St Kilda Coach Alan Richardson believes the gulf in intensity and urgency between Sunday’s loss to Greater Western Sydney and the previous fortnight was gaping, with too many players not prepared to make an impact.
Following an impressive win over Collingwood in Round 3 and a gutsy effort against Hawthorn in Tasmania last weekend, the Saints were found wanting against an impressive Giants outfit who led from start to finish and looked far slicker on a quick deck, under the roof at Etihad Stadium.
“You look at the difference: the intensity, the urgency, the want to get over and support each other was not as strong. There was a little bit of ‘I’ll let someone else do it and I might be able to get on the end of it’,” Richardson said in his post-match press conference following the Saints’ 47-point loss.
“There was a bit too much of ‘I’m not going to be a player today that’s going to help us win, I might be a player that helps us win by more if someone else does the work’. So that was really disappointing.”
Despite recording only one less tackle than Leon Cameron’s side, Richardson lamented his side’s lack of contribution. Only ten players laid more than two tackles, including Seb Ross with nine and Darren Minchington and Jack Steven with seven each, but six players failed to register a single tackle, much to Richardson’s disappointment.
“We just had way too many passengers today. We had blokes who didn’t lay a tackle. We had blokes that laid one tackle who have been really positive for us,” Richardson said.
“We had some leaders not quite get it done, some of our younger leaders. So that was disappointing, but we have to respond. That’s the industry we’re in; we get the opportunity to bounce back, to do something about it against the Demons next week.”

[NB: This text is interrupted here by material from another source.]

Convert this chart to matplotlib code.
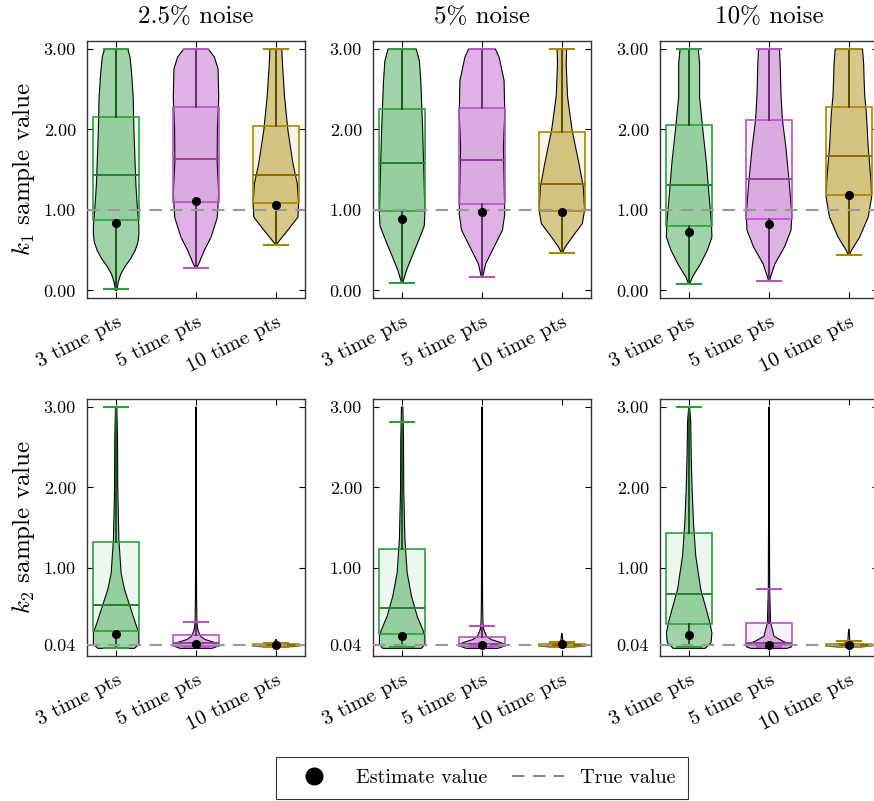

St Kilda’s final kick inside 50 was also an area of concern Richardson focused on in his post-mortem, rueing the Saints’ wasteful disposal in the forward half of the ground, particularly given the number of inside 50s his side recorded. The Saints lost the inside 50 count 53-63, but had just 19 scoring shots to 31.
“Sloppy start – real sloppy early. We ended up having five more entries in the first quarter but just butchered the footy,” Richardson said.
“It’s probably as poor as we’ve used the ball, but that would get away from the biggest issue and that is when it was really tough we were found wanting.
“If you can park the entry work, which was poor, some of our offence was reasonable – up until three-quarter time. We had 52 entries – that’s pretty good numbers.”